SimSafari is a construction and management simulation game almost identical to SimPark, except that the park is set in Africa rather than in North America, and therefore has African animals and plants. It was created by Maxis software, more as an educational tool for children to learn about environmental balance. It was first released on March 15, 1998.
Unlike SimPark, the game is divided into three different zones, the nature park, the tourist grounds and the African village. The ultimate aim was for the players' park to reach five stars although like most Sims games the player could continue playing indefinitely. To gain five stars the player had to make sure each zone was being run properly. The player can control tourism and staff.
The game had a paragraph of information on every species in it, with short animations for the animals. Scenarios including one where the park is overrun by rabbits and another where the camp is burned down. To contain rabbits, one must place many animals that prey on rabbits, or catch them all in nets. To contain fire, the player must bulldoze around it to keep it from spreading.
It gained moderate reviews.[ ]
The park was where the player could buy animals and made sure they were not being over-eaten or underfed. The player can control the species of animals, grasses, shrubs and trees that were built here. Natural disasters could happen like fires, droughts, locusts, and twisters.
The Camp, also known as the Tourist Ground, was where tourists stayed. The player can build restaurants, hotels, swimming pools, cottages, tents, etc. for guests. The buildings were staffed by workers hired from the village.

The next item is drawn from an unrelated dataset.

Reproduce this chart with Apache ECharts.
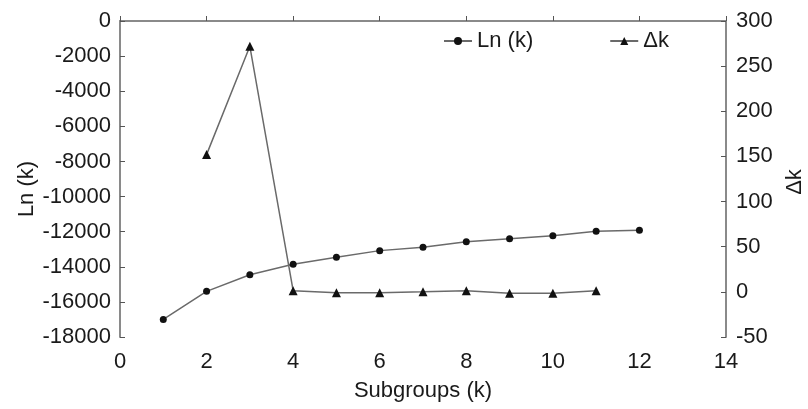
<!DOCTYPE html>
<html><head><meta charset="utf-8">
<script src="https://cdn.jsdelivr.net/npm/echarts@6/dist/echarts.min.js"></script>
<style>html,body{margin:0;padding:0;background:#fff}#c{width:808px;height:409px}</style>
</head><body><div id="c"></div>
<script>
const kLn = [1,2,3,4,5,6,7,8,9,10,11,12];
const lnValues = [-17000,-15400,-14450,-13860,-13460,-13080,-12890,-12570,-12400,-12230,-11980,-11920];
const kDelta = [2,3,4,5,6,7,8,9,10,11];
const deltaValues = [152,272,1.3,-0.9,-0.9,0,1.3,-1.6,-1.6,1.3];
const xTicks = [0,2,4,6,8,10,12,14];

const font = 'Liberation Sans, Arial, sans-serif';
const txt = '#1a1a1a';
const fs = 22;
const plain = v => String(v);
const chart = echarts.init(document.getElementById('c'));
chart.setOption({
  animation:false,
  backgroundColor:'#fff',
  textStyle:{fontFamily:font},
  grid:{left:120,right:82,top:21,bottom:72,containLabel:false,outerBoundsMode:'none'},
  legend:{
    top:25,left:438,itemGap:76,itemWidth:28,itemHeight:10,
    textStyle:{fontSize:fs,color:txt,fontFamily:font},
    data:['Ln (k)','\u0394k']
  },
  xAxis:{
    type:'value',min:0,max:14,interval:2,
    name:'Subgroups (k)',nameLocation:'middle',nameGap:43,nameMoveOverlap:false,
    nameTextStyle:{fontSize:fs,color:txt},
    axisLine:{lineStyle:{color:'#8a8a8a',width:2}},
    axisTick:{inside:true,length:5,lineStyle:{color:'#555'}},
    axisLabel:{fontSize:fs,color:txt,margin:14,formatter:plain},
    splitLine:{show:false}
  },
  yAxis:[{
    type:'value',min:-18000,max:0,interval:2000,position:'left',
    name:'Ln (k)',nameLocation:'middle',nameGap:76,nameRotate:90,nameMoveOverlap:false,
    nameTextStyle:{fontSize:fs,color:txt,backgroundColor:'#fff',padding:[0,20,6,0]},
    axisLine:{show:true,lineStyle:{color:'#8a8a8a',width:2}},
    axisTick:{show:true,inside:true,length:5,lineStyle:{color:'#555'}},
    axisLabel:{fontSize:fs,color:txt,margin:9,formatter:plain},
    splitLine:{show:false}
  },{
    type:'value',min:-50,max:300,interval:50,position:'right',
    name:'\u0394k',nameLocation:'middle',nameGap:58,nameRotate:90,nameMoveOverlap:false,
    nameTextStyle:{fontSize:fs,color:txt,padding:[0,6,0,0]},
    axisLine:{show:true,lineStyle:{color:'#8a8a8a',width:2}},
    axisTick:{show:true,inside:true,length:5,lineStyle:{color:'#555'}},
    axisLabel:{fontSize:fs,color:txt,margin:10,formatter:plain},
    splitLine:{show:false}
  }],
  series:[{
    name:'Ln (k)',type:'line',yAxisIndex:0,
    data:kLn.map((k,i)=>[k,lnValues[i]]),
    symbol:'circle',symbolSize:7,
    lineStyle:{color:'#6a6a6a',width:1.5},
    itemStyle:{color:'#111'}
  },{
    name:'\u0394k',type:'line',yAxisIndex:1,
    data:kDelta.map((k,i)=>[k,deltaValues[i]]),
    symbol:'triangle',symbolSize:9,
    lineStyle:{color:'#6a6a6a',width:1.5},
    itemStyle:{color:'#111'}
  }]
});
</script></body></html>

The player had the least control over the village because it was up to the AI to decide what to build. In the village the player could hire drivers, naturalists, guides, cooks and attendants to staff your tourist grounds. The more staff was hired, the better the village did and if the player didn't hire staff the village would begin poaching your park's animals. If things went very badly, the village might even stop working for you altogether.